>> begin
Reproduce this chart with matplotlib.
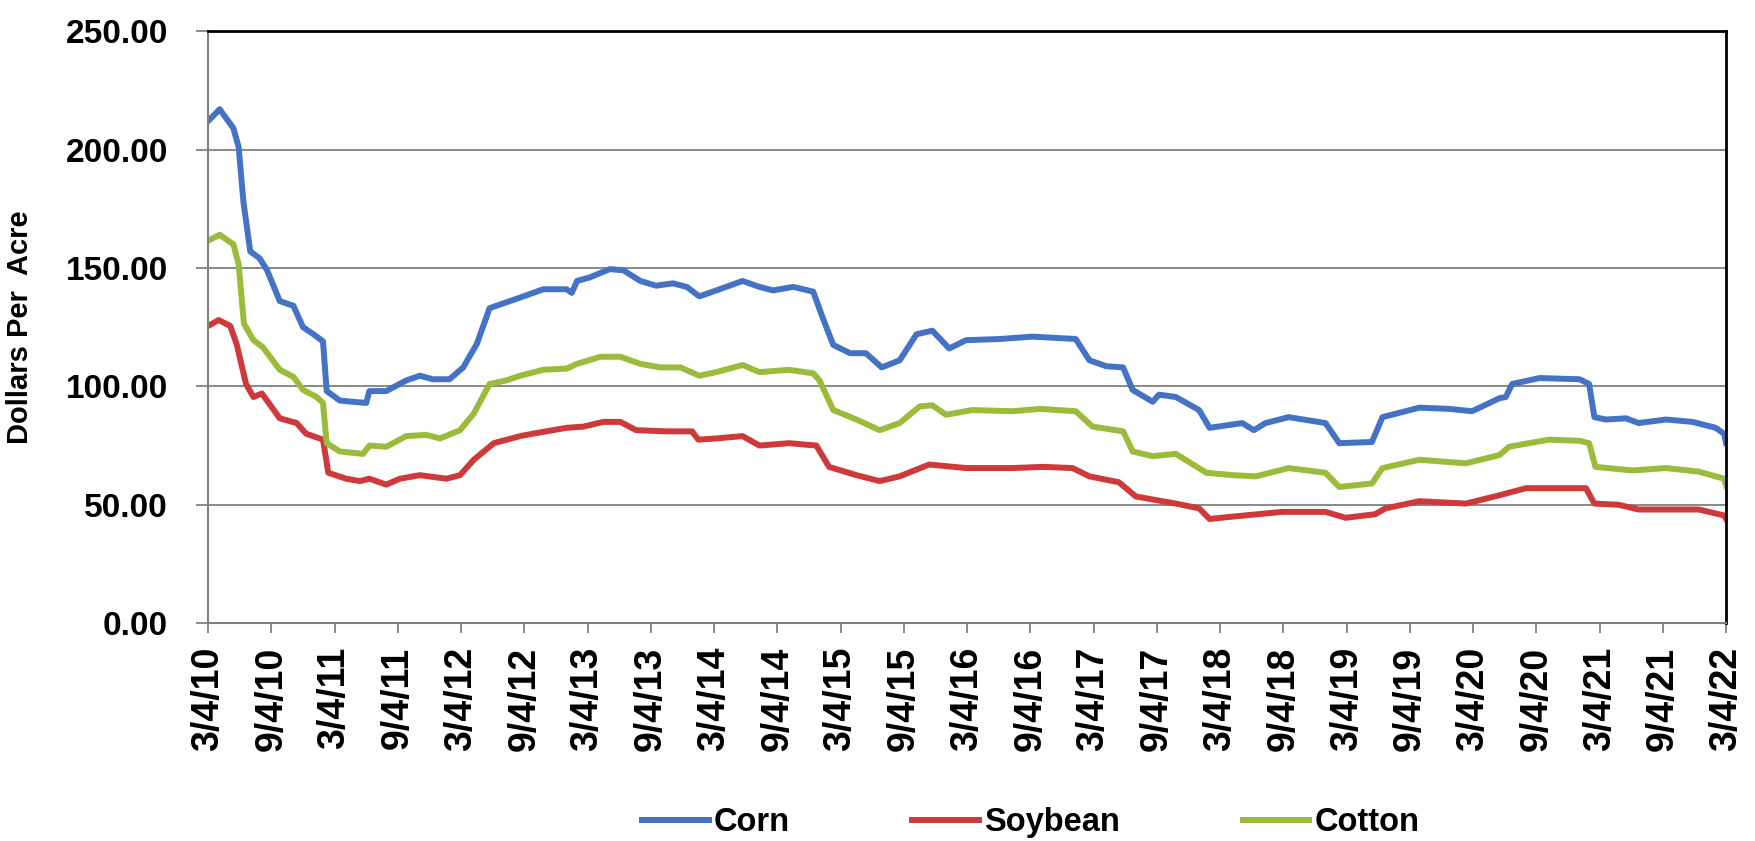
import matplotlib.pyplot as plt
import numpy as np

## Datos (meses desde 3/4/10, dolares por acre)
corn_mes = [0, 1.1, 2.4, 2.9, 3.35, 4.0, 4.9, 5.6, 6.8, 8.1, 9.0, 10.0, 10.9, 11.25, 12.5, 13.7, 15.0, 15.3,
            16.9, 18.8, 20.1, 21.3, 22.9, 24.2, 25.5, 26.7, 28.3, 29.6, 31.8, 34.0, 34.5, 35.0, 36.2, 38.1,
            39.4, 41.0, 42.5, 44.1, 45.4, 46.6, 48.2, 50.7, 52.3, 53.6, 55.5, 57.4, 58.3, 59.3, 60.9, 62.4,
            63.9, 65.6, 67.2, 68.7, 70.3, 71.9, 75.1, 78.2, 82.3, 83.6, 85.2, 86.8, 87.7, 89.6, 90.2, 91.8,
            94.0, 95.0, 98.1, 99.2, 100.3, 102.5, 106.0, 107.3, 110.4, 111.4, 114.9, 117.7, 119.9, 122.5,
            123.1, 123.7, 126.3, 130.1, 131.0, 131.5, 132.6, 134.5, 135.7, 138.3, 140.8, 143.0, 143.8, 144]
corn = [212, 217, 209, 201, 178, 157, 154, 149, 136, 134, 125, 122, 119, 98, 94, 93.5, 93, 98,
        98, 102.5, 104.5, 103, 103, 108, 118, 133, 135.5, 137.5, 141, 141, 139.5, 144.5, 146, 149.5,
        149, 144.5, 142.5, 143.5, 142, 138, 140.5, 144.5, 142, 140.5, 142, 140, 129, 117.5, 114, 114,
        108, 111, 122, 123.5, 116, 119.5, 120, 121, 120, 111, 108.5, 108, 98.5, 93.5, 96.5, 95.5,
        90, 82.5, 84.5, 81.5, 84.5, 87, 84.5, 76, 76.5, 87, 91, 90.5, 89.5, 95,
        95.5, 101, 103.5, 103, 101, 87, 86, 86.5, 84.5, 86, 85, 82.5, 80, 76]

soy_mes = [0, 1.0, 2.1, 2.7, 3.6, 4.3, 5.1, 6.8, 8.4, 9.3, 10.9, 11.4, 13.1, 14.4, 15.3, 16.9, 18.2, 20.1,
           22.6, 23.9, 25.2, 27.1, 29.6, 30.8, 34.0, 35.6, 37.5, 39.1, 40.6, 43.5, 45.9, 46.5, 48.2, 50.7,
           52.3, 55.1, 57.7, 58.9, 61.5, 63.7, 65.6, 68.4, 71.9, 76.3, 79.2, 82.0, 83.6, 86.4, 88.0, 91.8,
           94.0, 95.0, 97.2, 101.9, 106.0, 107.9, 110.7, 111.7, 114.9, 119.3, 122.5, 125.0, 130.7, 131.5,
           133.8, 135.7, 141.4, 143.8, 144]
soybean = [125.5, 128, 125.5, 118, 101, 95.5, 97, 86.5, 84.5, 80, 77.5, 63.5, 61, 60, 61, 58.5, 61, 62.5,
           61, 62.5, 69, 76, 79, 80, 82.5, 83, 85, 85, 81.5, 81, 81, 77.5, 78, 79,
           75, 76, 75, 66, 62.5, 60, 62, 67, 65.5, 65.5, 66, 65.5, 62, 59.5, 53.5, 50.5,
           48.5, 44, 45, 47, 47, 44.5, 46, 48.5, 51.5, 50.5, 54, 57, 57, 50.5,
           50, 48, 48, 45.5, 44]

cot_mes = [0, 1.1, 2.4, 2.9, 3.4, 4.3, 5.2, 6.8, 8.1, 9.0, 10.3, 10.9, 11.25, 12.5, 14.7, 15.3, 16.9, 18.8,
           20.7, 22.0, 23.9, 25.2, 26.7, 28.3, 29.6, 31.8, 34.0, 35.0, 37.2, 39.1, 41.0, 42.9, 44.8, 46.6,
           48.2, 50.7, 52.3, 55.1, 57.4, 58.0, 59.3, 61.5, 63.7, 65.6, 67.5, 68.7, 70.0, 72.5, 76.3, 78.9,
           82.3, 83.9, 86.8, 87.7, 89.6, 91.8, 94.7, 97.2, 99.4, 102.5, 106.0, 107.3, 110.4, 111.4, 114.9,
           119.3, 122.5, 123.4, 127.2, 130.1, 131.0, 131.6, 135.1, 138.3, 141.4, 143.8, 144]
cotton = [161.5, 164, 160, 151.5, 126.5, 119.5, 116.5, 107, 104, 98.5, 95.5, 93, 76, 72.5, 71.5, 75, 74.5, 79,
          79.5, 78, 81.5, 88.5, 101, 102.5, 104.5, 107, 107.5, 109.5, 112.5, 112.5, 109.5, 108, 108, 104.5,
          106, 109, 106, 107, 105.5, 102.5, 90, 86, 81.5, 84.5, 91.5, 92, 88, 90, 89.5, 90.5,
          89.5, 83, 81, 72.5, 70.5, 71.5, 63.5, 62.5, 62, 65.5, 63.5, 57.5, 59, 65.5, 69,
          67.5, 71, 74.5, 77.5, 77, 76, 66, 64.5, 65.5, 64, 61, 58]

## Etiquetas del eje x, cada 6 meses
tick_mes = list(range(0, 145, 6))
tick_lab = []
for a in range(10, 23):
    tick_lab.append("3/4/%d" % a)
    if a < 22:
        tick_lab.append("9/4/%d" % a)

plt.rcParams['font.family'] = ['Liberation Sans', 'DejaVu Sans']
plt.rcParams['font.weight'] = 'bold'

fig = plt.figure(figsize=(17.56, 8.41), dpi=100)
ax1 = fig.add_axes([0.1185, 0.259, 0.8645, 0.704])

ax1.plot(corn_mes, corn, color='#4472C4', linewidth=4.3, label='Corn', solid_joinstyle='round')
ax1.plot(soy_mes, soybean, color='#CF393B', linewidth=4.3, label='Soybean', solid_joinstyle='round')
ax1.plot(cot_mes, cotton, color='#9BBB3B', linewidth=4.3, label='Cotton', solid_joinstyle='round')

ax1.set_xlim(0, 144)
ax1.set_ylim(0, 250)
ax1.set_yticks([0, 50, 100, 150, 200, 250])
ax1.set_yticklabels(["%.2f" % v for v in [0, 50, 100, 150, 200, 250]])
ax1.set_xticks(tick_mes)
ax1.set_xticklabels(tick_lab, rotation=90)

## Lineas de la grilla
for v in [50, 100, 150, 200]:
    ax1.axhline(y=v, color='#808080', linewidth=1.3, zorder=0)

ax1.yaxis.set_tick_params(labelsize=24, width=1.3, length=9, pad=20, color='#808080')
ax1.xaxis.set_tick_params(labelsize=27, width=1.3, length=7, pad=10, color='#808080')

for axis in ['left', 'bottom']:
    ax1.spines[axis].set_linewidth(1.5)
    ax1.spines[axis].set_color('#808080')
for axis in ['top', 'right']:
    ax1.spines[axis].set_linewidth(2)
    ax1.spines[axis].set_color('black')

ax1.set_ylabel("Dollars Per  Acre", fontsize=21, fontweight='bold')
ax1.yaxis.set_label_coords(-0.1146, 0.5)

fig.legend(loc='center', bbox_to_anchor=(0.587, 0.022), ncol=3, frameon=False, fontsize=23.5,
           handlelength=2.05, handletextpad=0.15, columnspacing=3.75)

plt.savefig('out.png', dpi=100)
>> end
Restate the whole listing above exactly, except for its images.

→ **Written solution**
Reproduce this chart with matplotlib.
import matplotlib.pyplot as plt
import numpy as np

## Datos (meses desde 3/4/10, dolares por acre)
corn_mes = [0, 1.1, 2.4, 2.9, 3.35, 4.0, 4.9, 5.6, 6.8, 8.1, 9.0, 10.0, 10.9, 11.25, 12.5, 13.7, 15.0, 15.3,
            16.9, 18.8, 20.1, 21.3, 22.9, 24.2, 25.5, 26.7, 28.3, 29.6, 31.8, 34.0, 34.5, 35.0, 36.2, 38.1,
            39.4, 41.0, 42.5, 44.1, 45.4, 46.6, 48.2, 50.7, 52.3, 53.6, 55.5, 57.4, 58.3, 59.3, 60.9, 62.4,
            63.9, 65.6, 67.2, 68.7, 70.3, 71.9, 75.1, 78.2, 82.3, 83.6, 85.2, 86.8, 87.7, 89.6, 90.2, 91.8,
            94.0, 95.0, 98.1, 99.2, 100.3, 102.5, 106.0, 107.3, 110.4, 111.4, 114.9, 117.7, 119.9, 122.5,
            123.1, 123.7, 126.3, 130.1, 131.0, 131.5, 132.6, 134.5, 135.7, 138.3, 140.8, 143.0, 143.8, 144]
corn = [212, 217, 209, 201, 178, 157, 154, 149, 136, 134, 125, 122, 119, 98, 94, 93.5, 93, 98,
        98, 102.5, 104.5, 103, 103, 108, 118, 133, 135.5, 137.5, 141, 141, 139.5, 144.5, 146, 149.5,
        149, 144.5, 142.5, 143.5, 142, 138, 140.5, 144.5, 142, 140.5, 142, 140, 129, 117.5, 114, 114,
        108, 111, 122, 123.5, 116, 119.5, 120, 121, 120, 111, 108.5, 108, 98.5, 93.5, 96.5, 95.5,
        90, 82.5, 84.5, 81.5, 84.5, 87, 84.5, 76, 76.5, 87, 91, 90.5, 89.5, 95,
        95.5, 101, 103.5, 103, 101, 87, 86, 86.5, 84.5, 86, 85, 82.5, 80, 76]

soy_mes = [0, 1.0, 2.1, 2.7, 3.6, 4.3, 5.1, 6.8, 8.4, 9.3, 10.9, 11.4, 13.1, 14.4, 15.3, 16.9, 18.2, 20.1,
           22.6, 23.9, 25.2, 27.1, 29.6, 30.8, 34.0, 35.6, 37.5, 39.1, 40.6, 43.5, 45.9, 46.5, 48.2, 50.7,
           52.3, 55.1, 57.7, 58.9, 61.5, 63.7, 65.6, 68.4, 71.9, 76.3, 79.2, 82.0, 83.6, 86.4, 88.0, 91.8,
           94.0, 95.0, 97.2, 101.9, 106.0, 107.9, 110.7, 111.7, 114.9, 119.3, 122.5, 125.0, 130.7, 131.5,
           133.8, 135.7, 141.4, 143.8, 144]
soybean = [125.5, 128, 125.5, 118, 101, 95.5, 97, 86.5, 84.5, 80, 77.5, 63.5, 61, 60, 61, 58.5, 61, 62.5,
           61, 62.5, 69, 76, 79, 80, 82.5, 83, 85, 85, 81.5, 81, 81, 77.5, 78, 79,
           75, 76, 75, 66, 62.5, 60, 62, 67, 65.5, 65.5, 66, 65.5, 62, 59.5, 53.5, 50.5,
           48.5, 44, 45, 47, 47, 44.5, 46, 48.5, 51.5, 50.5, 54, 57, 57, 50.5,
           50, 48, 48, 45.5, 44]

cot_mes = [0, 1.1, 2.4, 2.9, 3.4, 4.3, 5.2, 6.8, 8.1, 9.0, 10.3, 10.9, 11.25, 12.5, 14.7, 15.3, 16.9, 18.8,
           20.7, 22.0, 23.9, 25.2, 26.7, 28.3, 29.6, 31.8, 34.0, 35.0, 37.2, 39.1, 41.0, 42.9, 44.8, 46.6,
           48.2, 50.7, 52.3, 55.1, 57.4, 58.0, 59.3, 61.5, 63.7, 65.6, 67.5, 68.7, 70.0, 72.5, 76.3, 78.9,
           82.3, 83.9, 86.8, 87.7, 89.6, 91.8, 94.7, 97.2, 99.4, 102.5, 106.0, 107.3, 110.4, 111.4, 114.9,
           119.3, 122.5, 123.4, 127.2, 130.1, 131.0, 131.6, 135.1, 138.3, 141.4, 143.8, 144]
cotton = [161.5, 164, 160, 151.5, 126.5, 119.5, 116.5, 107, 104, 98.5, 95.5, 93, 76, 72.5, 71.5, 75, 74.5, 79,
          79.5, 78, 81.5, 88.5, 101, 102.5, 104.5, 107, 107.5, 109.5, 112.5, 112.5, 109.5, 108, 108, 104.5,
          106, 109, 106, 107, 105.5, 102.5, 90, 86, 81.5, 84.5, 91.5, 92, 88, 90, 89.5, 90.5,
          89.5, 83, 81, 72.5, 70.5, 71.5, 63.5, 62.5, 62, 65.5, 63.5, 57.5, 59, 65.5, 69,
          67.5, 71, 74.5, 77.5, 77, 76, 66, 64.5, 65.5, 64, 61, 58]

## Etiquetas del eje x, cada 6 meses
tick_mes = list(range(0, 145, 6))
tick_lab = []
for a in range(10, 23):
    tick_lab.append("3/4/%d" % a)
    if a < 22:
        tick_lab.append("9/4/%d" % a)

plt.rcParams['font.family'] = ['Liberation Sans', 'DejaVu Sans']
plt.rcParams['font.weight'] = 'bold'

fig = plt.figure(figsize=(17.56, 8.41), dpi=100)
ax1 = fig.add_axes([0.1185, 0.259, 0.8645, 0.704])

ax1.plot(corn_mes, corn, color='#4472C4', linewidth=4.3, label='Corn', solid_joinstyle='round')
ax1.plot(soy_mes, soybean, color='#CF393B', linewidth=4.3, label='Soybean', solid_joinstyle='round')
ax1.plot(cot_mes, cotton, color='#9BBB3B', linewidth=4.3, label='Cotton', solid_joinstyle='round')

ax1.set_xlim(0, 144)
ax1.set_ylim(0, 250)
ax1.set_yticks([0, 50, 100, 150, 200, 250])
ax1.set_yticklabels(["%.2f" % v for v in [0, 50, 100, 150, 200, 250]])
ax1.set_xticks(tick_mes)
ax1.set_xticklabels(tick_lab, rotation=90)

## Lineas de la grilla
for v in [50, 100, 150, 200]:
    ax1.axhline(y=v, color='#808080', linewidth=1.3, zorder=0)

ax1.yaxis.set_tick_params(labelsize=24, width=1.3, length=9, pad=20, color='#808080')
ax1.xaxis.set_tick_params(labelsize=27, width=1.3, length=7, pad=10, color='#808080')

for axis in ['left', 'bottom']:
    ax1.spines[axis].set_linewidth(1.5)
    ax1.spines[axis].set_color('#808080')
for axis in ['top', 'right']:
    ax1.spines[axis].set_linewidth(2)
    ax1.spines[axis].set_color('black')

ax1.set_ylabel("Dollars Per  Acre", fontsize=21, fontweight='bold')
ax1.yaxis.set_label_coords(-0.1146, 0.5)

fig.legend(loc='center', bbox_to_anchor=(0.587, 0.022), ncol=3, frameon=False, fontsize=23.5,
           handlelength=2.05, handletextpad=0.15, columnspacing=3.75)

plt.savefig('out.png', dpi=100)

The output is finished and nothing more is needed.